Wednesday, September 30, 2009

Strange Flowers

Today, I thought I'd share a story about the first time I realized that K.D. was different than the rest of us.  This happened a couple months after my hiring.

It's what I'll assume was a weekday afternoon, and I'm working in my department.  Things are slow, so we all have some downtime to clean the place up while the few customers help themselves.  I'm folding a shirt on a table as I see K.D. round the bend and head down my aisle.  He is holding a small plastic bag with the opening folded over like a farmer's seed-sewing sack (before we had tractors and shit).  As he comes closer, I grow curious as to what is in the bag.  Maybe it's full of gumballs.  Maybe it's a sack of shoelaces, since he works in the footwear department.  Considering where I work, he might have an ounce of pot in there for all I know.  (Remember, at this point I still think he's normal.)
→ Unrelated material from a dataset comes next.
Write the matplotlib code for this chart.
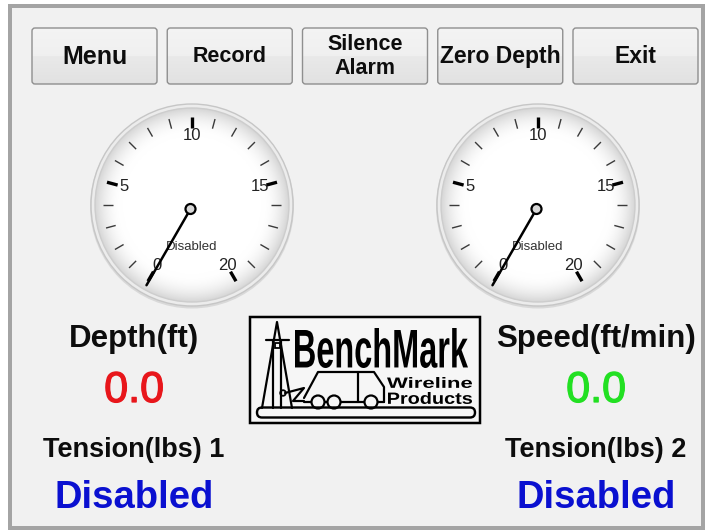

He approaches, and with an outstretched hand, offers the bag.  It's full of... flowers; tiny yellow flowers.  I look in the bag, and I look up at him, clearly perplexed.  "Try one," he suggests.  I gingerly dip my fingers into the bag, selecting the most unassuming flower and, hesitantly, bring it towards my mouth, staring into his eyes all the while, looking for a trace of deception.  When none is to be found (damn, he's good!), I pop it in and bite down.

His eyebrows rise.  "What do you taste?" he inquires.
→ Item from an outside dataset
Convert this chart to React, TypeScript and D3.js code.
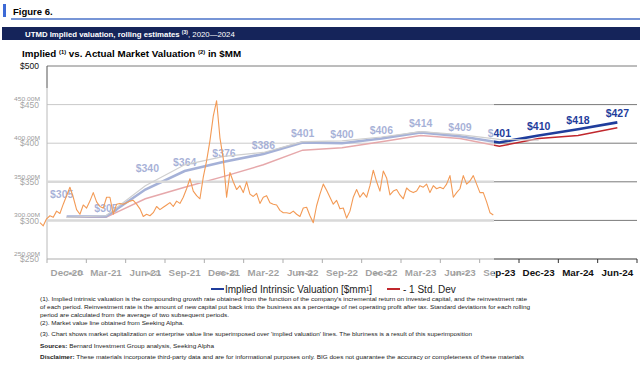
import React, { useRef, useEffect } from 'react';
import * as d3 from 'd3';

// quarterly rolling estimates, $MM
const quarters = ["Dec-20", "Mar-21", "Jun-21", "Sep-21", "Dec-21", "Mar-22", "Jun-22", "Sep-22", "Dec-22", "Mar-23", "Jun-23", "Sep-23", "Dec-23", "Mar-24", "Jun-24"];
const impliedValuation = [305, 305, 340, 364, 376, 386, 401, 400, 406, 414, 409, 401, 410, 418, 427];
const minusOneStdDev = [304, 304, 328, 343, 357, 372, 391, 394, 402, 410, 406, 396, 406, 410, 420];
// grey copy of the implied line that came with the superimposed market chart (Dec-20 .. Dec-23)
const overlayImplied = [304, 306, 345, 372, 383, 388, 402, 403, 408, 415, 411, 405, 404];

// market value (Seeking Alpha), roughly weekly, $MM
const marketValue = [
  297, 293, 302, 306, 304, 312, 309, 321, 332, 343,
  330, 314, 308, 320, 316, 325, 336, 324, 318, 316,
  330, 330, 308, 321, 322, 321, 323, 325, 326, 321,
  315, 305, 308, 306, 310, 318, 314, 317, 320, 323,
  318, 325, 322, 330, 341, 354, 338, 332, 328, 356,
  377, 403, 435, 455, 407, 380, 330, 362, 350, 340,
  345, 336, 350, 334, 331, 335, 322, 330, 332, 323,
  321, 320, 313, 310, 310, 309, 312, 308, 305, 316,
  317, 306, 297, 319, 334, 347, 339, 330, 321, 326,
  315, 316, 303, 312, 330, 340, 330, 336, 330, 345,
  365, 350, 338, 364, 355, 333, 338, 340, 333, 328,
  342, 338, 336, 338, 345, 343, 347, 336, 345, 341,
  343, 341, 347, 358, 330, 336, 341, 358, 347, 351,
  358, 347, 336, 336, 324, 310, 307,
];
const marketFirstDay = "2020-10-30";
const marketLastDay = "2023-09-16";

const valueTicks = [250, 300, 350, 400, 450, 500];
const overlayValueTicks = [250, 300, 350, 400, 450];
const overlayDateTicks = ["2021-01-19", "2021-07-19", "2022-01-07", "2022-07-06", "2023-01-01", "2023-07-01"];
const overlayDateLabels = ["Jan 21", "Jul 21", "Jan 22", "Jul 22", "Jan 23", "Jul 23"];

const footnotes = [
  "(1). Implied intrinsic valuation is the compounding growth rate obtained from the function of the company's incremental return on invested capital, and the reinvestment rate",
  "of each period. Reinvestment rate is the amount of new capital put back into the business as a percentage of net operating profit after tax. Standard deviations for each rolling",
  "period are calculated from the average of two subsequent periods.",
  "(2). Market value line obtained from Seeking Alpha.",
  "(3). Chart shows market capitalization or enterprise value line superimposed over 'implied valuation' lines. The bluriness is a result of this superimposition",
];

const FONT = "'Liberation Sans', Arial, sans-serif";
const BLUE = "#1f3d9c";
const RED = "#c0272d";

function ValuationChart() {
  const svgRef = useRef(null);

  useEffect(() => {
    const svg = d3.select(svgRef.current);
    svg.selectAll("*").remove();
    svg.attr("font-family", FONT);

    // header
    svg.append("rect").attr("x", 3).attr("y", 4).attr("width", 3).attr("height", 13).attr("fill", "#3d6ad6");
    svg.append("text").attr("x", 13).attr("y", 14.5).attr("font-size", 9.5).attr("font-weight", "bold").text("Figure 6.");
    svg.append("line").attr("x1", 11).attr("x2", 640).attr("y1", 19).attr("y2", 19)
      .attr("stroke", "#4a72c8").attr("stroke-width", 1.5);

    svg.append("rect").attr("x", 2).attr("y", 27).attr("width", 638).attr("height", 13).attr("fill", "#15245a");
    const banner = svg.append("text").attr("x", 25).attr("y", 36.5).attr("fill", "#fff").attr("font-size", 7.8);
    banner.append("tspan").attr("font-weight", "bold").text("UTMD Implied valuation, rolling estimates ");
    banner.append("tspan").attr("font-size", 5).attr("dy", -3).attr("font-weight", "bold").text("(3)");
    banner.append("tspan").attr("dy", 3).text(", 2020\u20142024");

    const sub = svg.append("text").attr("x", 22).attr("y", 57).attr("font-size", 9.8).attr("font-weight", "bold");
    sub.append("tspan").text("Implied ");
    sub.append("tspan").attr("font-size", 5.8).attr("dy", -3.5).text("(1)");
    sub.append("tspan").attr("dy", 3.5).text(" vs. Actual Market Valuation ");
    sub.append("tspan").attr("font-size", 5.8).attr("dy", -3.5).text("(2)");
    sub.append("tspan").attr("dy", 3.5).text(" in $MM");

    // scales
    const x = d3.scaleBand().domain(quarters).range([47, 637]);
    const cx = (q) => x(q) + x.bandwidth() / 2;
    const y = d3.scaleLinear().domain([250, 500]).range([259, 66]);

    // base chart: grid, axes
    svg.append("g").selectAll("line").data(valueTicks.slice(1)).join("line")
      .attr("x1", 47).attr("x2", 637).attr("y1", d => y(d)).attr("y2", d => y(d))
      .attr("stroke", "#7a7a7a").attr("stroke-width", 1);
    svg.append("line").attr("x1", 47).attr("x2", 47).attr("y1", y(500)).attr("y2", y(250)).attr("stroke", "#555");
    svg.append("line").attr("x1", 47).attr("x2", 637).attr("y1", y(250)).attr("y2", y(250)).attr("stroke", "#333");
    svg.append("g").selectAll("line").data([...quarters.map(q => x(q)), 637]).join("line")
      .attr("x1", d => d).attr("x2", d => d).attr("y1", y(250)).attr("y2", y(250) + 4).attr("stroke", "#333");

    svg.append("g").selectAll("text").data(valueTicks).join("text")
      .attr("x", 39).attr("y", d => y(d) + 3.2).attr("text-anchor", "end")
      .attr("font-size", 8.5).attr("fill", "#111").text(d => `$${d}`);
    svg.append("g").selectAll("text").data(quarters).join("text")
      .attr("x", d => cx(d)).attr("y", 276).attr("text-anchor", "middle")
      .attr("font-size", 9.8).attr("font-weight", "bold").attr("fill", "#111").text(d => d);

    // implied valuation and -1 std dev
    const line = d3.line().x((d, i) => cx(quarters[i])).y(d => y(d));
    svg.append("path").datum(minusOneStdDev).attr("d", line)
      .attr("fill", "none").attr("stroke", RED).attr("stroke-width", 1.5);
    svg.append("path").datum(impliedValuation).attr("d", line)
      .attr("fill", "none").attr("stroke", BLUE).attr("stroke-width", 2.6);

    const nudge = { 0: [-5, -14], 2: [2, -13] };
    svg.append("g").selectAll("text").data(impliedValuation).join("text")
      .attr("x", (d, i) => cx(quarters[i]) + (nudge[i] ? nudge[i][0] : 0))
      .attr("y", (d, i) => y(d) - 5 + (nudge[i] ? nudge[i][1] : 0))
      .attr("text-anchor", "middle").attr("font-size", 10.5).attr("font-weight", "bold")
      .attr("fill", BLUE).text(d => `$${d}`);

    // superimposed market chart: washes out what lies beneath it
    svg.append("rect").attr("x", 10).attr("y", 88).attr("width", 484).attr("height", 193)
      .attr("fill", "#fff").attr("opacity", 0.6);

    svg.append("g").selectAll("line").data([300, 350]).join("line")
      .attr("x1", 47).attr("x2", 494).attr("y1", d => y(d)).attr("y2", d => y(d))
      .attr("stroke", "#d9d9d9").attr("stroke-width", 2.5);

    const yOverlay = d3.scaleLinear().domain([250, 450]).range([254, 99]);
    svg.append("g").selectAll("text").data(overlayValueTicks).join("text")
      .attr("x", 40).attr("y", d => yOverlay(d) + 2).attr("text-anchor", "end")
      .attr("font-size", 6).attr("fill", "#9a9a9a").attr("textLength", 26).attr("lengthAdjust", "spacingAndGlyphs")
      .text(d => `${d}.00M`);

    const parse = d3.timeParse("%Y-%m-%d");
    const t = d3.scaleTime()
      .domain([new Date(2020, 11, 31), new Date(2023, 8, 30)])
      .range([cx("Dec-20"), cx("Sep-23")]);
    svg.append("g").selectAll("text").data(overlayDateTicks).join("text")
      .attr("x", d => t(parse(d))).attr("y", 275).attr("text-anchor", "middle")
      .attr("font-size", 6).attr("fill", "#999").text((d, i) => overlayDateLabels[i]);

    svg.append("path").datum(overlayImplied).attr("d", line)
      .attr("fill", "none").attr("stroke", "#cfcfcf").attr("stroke-width", 1.2);

    const first = parse(marketFirstDay).getTime();
    const last = parse(marketLastDay).getTime();
    const step = (last - first) / (marketValue.length - 1);
    const marketLine = d3.line()
      .x((d, i) => t(new Date(first + i * step)))
      .y(d => y(d));
    svg.append("path").datum(marketValue).attr("d", marketLine)
      .attr("fill", "none").attr("stroke", "#f39a55").attr("stroke-width", 1.1)
      .attr("stroke-linejoin", "round");

    // legend
    const lg = svg.append("g").attr("font-size", 10).attr("fill", "#222");
    lg.append("line").attr("x1", 211).attr("x2", 224).attr("y1", 289).attr("y2", 289).attr("stroke", BLUE).attr("stroke-width", 2);
    lg.append("text").attr("x", 225).attr("y", 292.5).text("Implied Intrinsic Valuation [$mm\u00b9]");
    lg.append("line").attr("x1", 387).attr("x2", 400).attr("y1", 289).attr("y2", 289).attr("stroke", RED).attr("stroke-width", 2);
    lg.append("text").attr("x", 403).attr("y", 292.5).text("- 1 Std. Dev");

    // footnotes
    const noteY = [301, 309, 317, 325, 336];
    const noteW = [487, 490, 189, 144, 432];
    svg.append("g").selectAll("text").data(footnotes).join("text")
      .attr("x", 40).attr("y", (d, i) => noteY[i]).attr("font-size", 6).attr("fill", "#222")
      .attr("textLength", (d, i) => noteW[i]).attr("lengthAdjust", "spacingAndGlyphs").text(d => d);

    const src = svg.append("text").attr("x", 40).attr("y", 348).attr("font-size", 6).attr("fill", "#222")
      .attr("textLength", 174).attr("lengthAdjust", "spacingAndGlyphs");
    src.append("tspan").attr("font-weight", "bold").text("Sources: ");
    src.append("tspan").text("Bernard Investment Group analysis, Seeking Alpha");

    const disc = svg.append("text").attr("x", 40).attr("y", 359).attr("font-size", 6).attr("fill", "#222")
      .attr("textLength", 484).attr("lengthAdjust", "spacingAndGlyphs");
    disc.append("tspan").attr("font-weight", "bold").text("Disclaimer: ");
    disc.append("tspan").text("These materials incorporate third-party data and are for informational purposes only. BIG does not guarantee the accuracy or completeness of these materials");
  }, []);

  return (
    <svg ref={svgRef} width={640} height={368}
      style={{ position: "absolute", left: 0, top: 0, background: "#fff" }} />
  );
}

export default function App() {
  return <ValuationChart />;
}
As bits of flower brush over my taste buds, I search myself to figure out what that is I taste.  It's quite pronounced and a touch on the bitter side.  Garlic?  No.  What is it...

"Broccoli?" I guess.

K.D. cracks a smile.  "Yes, broccoli.  These are broccoli flowers."  He then proceeds to tell me the story of how he stumbled upon this wonder of nature.  He was off on an adventure, and while he was gone, his garden went wild.  When he returned to find it, he was not pleased, and began to tend it.  As he was trying to figure out what to do with his overgrown broccoli plant, an old Japanese man walking down the sidewalk approached.  (Though I don't know anything about this man, I picture him as Pai Mei from Kill Bill.)  "Ah!  I see you grow broccoli the Japanese way!" the old kung-fu master exclaims with delight.  He then continues on his way, leaving K.D. awestruck and probably a little bit proud of himself.

"I always grow it this way, now," K.D. tells me, "Take some more."  I oblige, grabbing another small handful and daintily tossing them into my mouth.

Did you catch what happened?  K.D. made broccoli the right way for all his life previous to this experience.  He made it the Christian way.  Why does he now harvest the flowers rather than the crowns?  Because a Japanese man told him too.